At the same time, however, the head of the agency coordinating the search said that the latest “ping” signal, which was captured by a listening device buoy on Thursday, was not related to the plane.
“We are confident that we know the position of the black box flight recorder to within some kilometers,” Abbott said in a speech in the Chinese commercial capital Shanghai.
“Still, confidence in the approximate position of the black box is not the same as recovering wreckage from almost 4 1/2 kilometers beneath the sea or finally determining all that happened on the flight.”
The mystery of Malaysia Airlines Flight MH370, which disappeared more than a month ago, has sparked the most expensive search and rescue operation in aviation history.

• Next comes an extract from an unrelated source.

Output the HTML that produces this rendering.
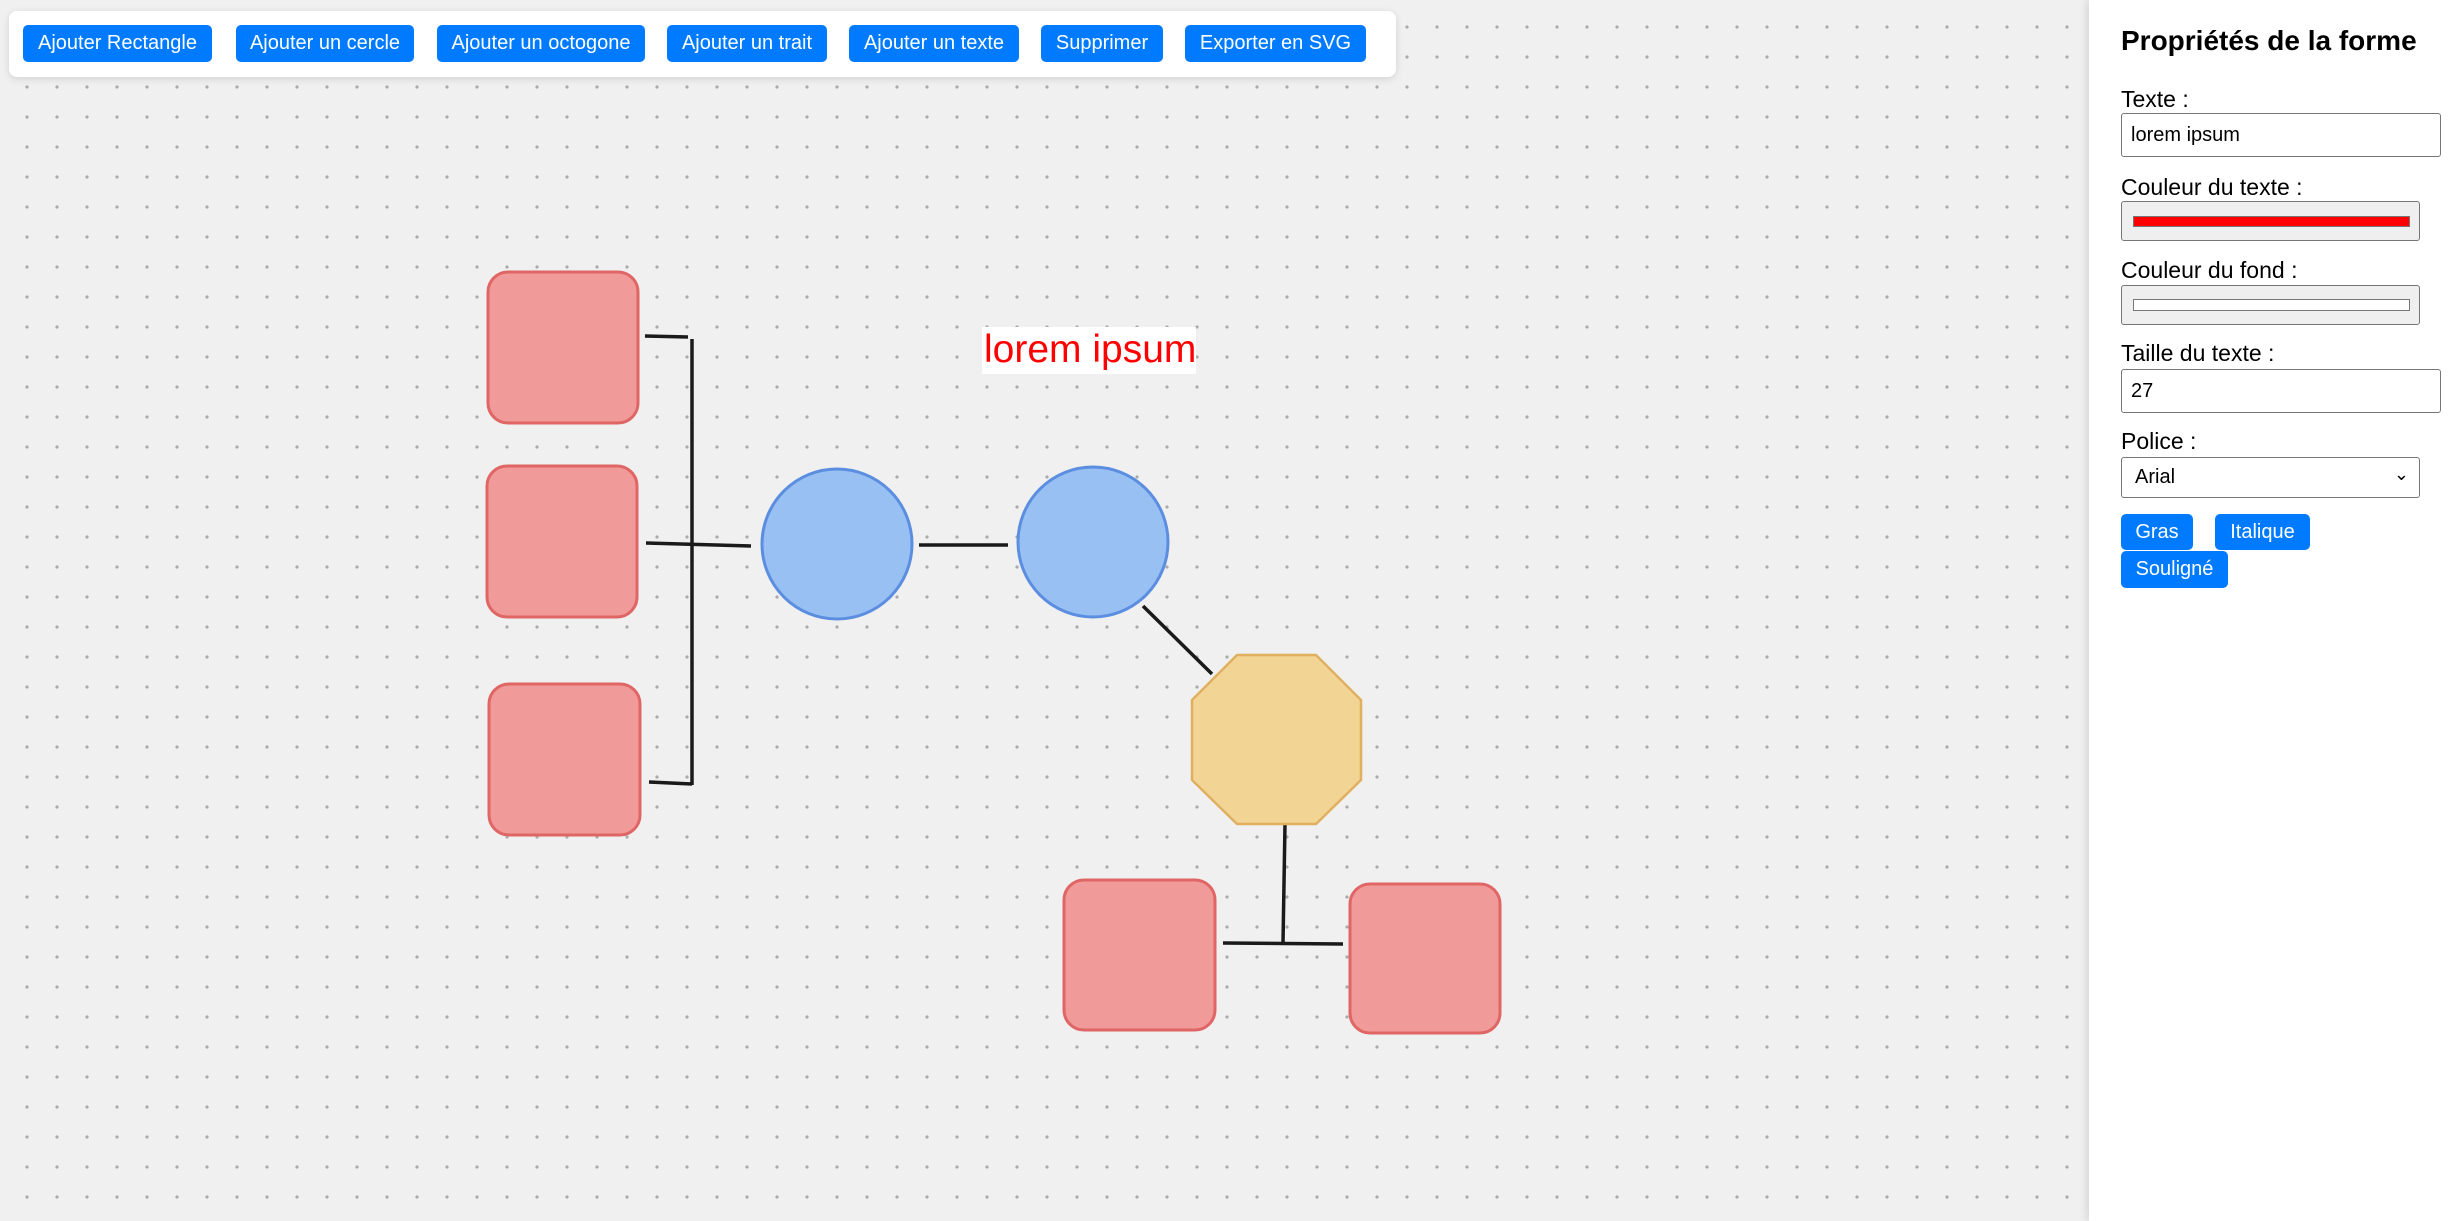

The search was focusing on a small patch of the Indian Ocean on Friday, after the latest “ping” seemed to lend credence to four previous “pings” detected by a US Navy “towed pinger locator” towed by Australia’s Ocean Shield vessel.
All five acoustic signals were detected in this small area.
But Angus Houston, head of the Australian agency supervising the search effort, said on Friday that analysis of acoustic data confirmed that the latest signal was unlikely to be related to the missing plane’s black boxes.
“On the information I have available to me, there has been no major breakthrough in the search for MH370. I will provide a further update if, and when, further information becomes available,” he said in a statement.
The black boxes record cockpit data and may provide answers about what happened to the plane, which was carrying 227 passengers and 12 crew when it vanished on March 8 and flew thousands of kilometers off its Kuala Lumpur-to-Beijing route.
Batteries fading as search closes in
Search efforts are now focused on three areas.
Aircraft and ships are combing two large search zones, some 1,485 miles (2,390 kilometers) northwest of Perth, for possible floating debris related to the crash.
But it is the much smaller search zone, just 232 square miles (600 square kilometers), located about 1,038 miles (1,670 kilometers) northwest of Perth, that has generated fresh optimism.
The smaller zone is near where the Ocean Shield picked up the acoustic signals and where dozens of sonobuoys capable of transmitting data to search aircraft via radio signals were dropped on Wednesday.
The batteries in the black boxes have already reached the end of their 30-day expected life, making efforts to swiftly locate them on the murky ocean floor all the more critical, Abbott said.
“We are now getting to the stage where the signal from what we are very confident is the black box is starting to fade and we are hoping to get as much information as we can before the signal finally expires,” he said.
But experts say the process of teasing out the signals from the cacophony of background noise in the sea is a slow and exhausting process.
An autonomous underwater vehicle, the Bluefin-21, is onboard the Ocean Shield and could be deployed to look for wreckage on the sea floor once a final search area has been identified.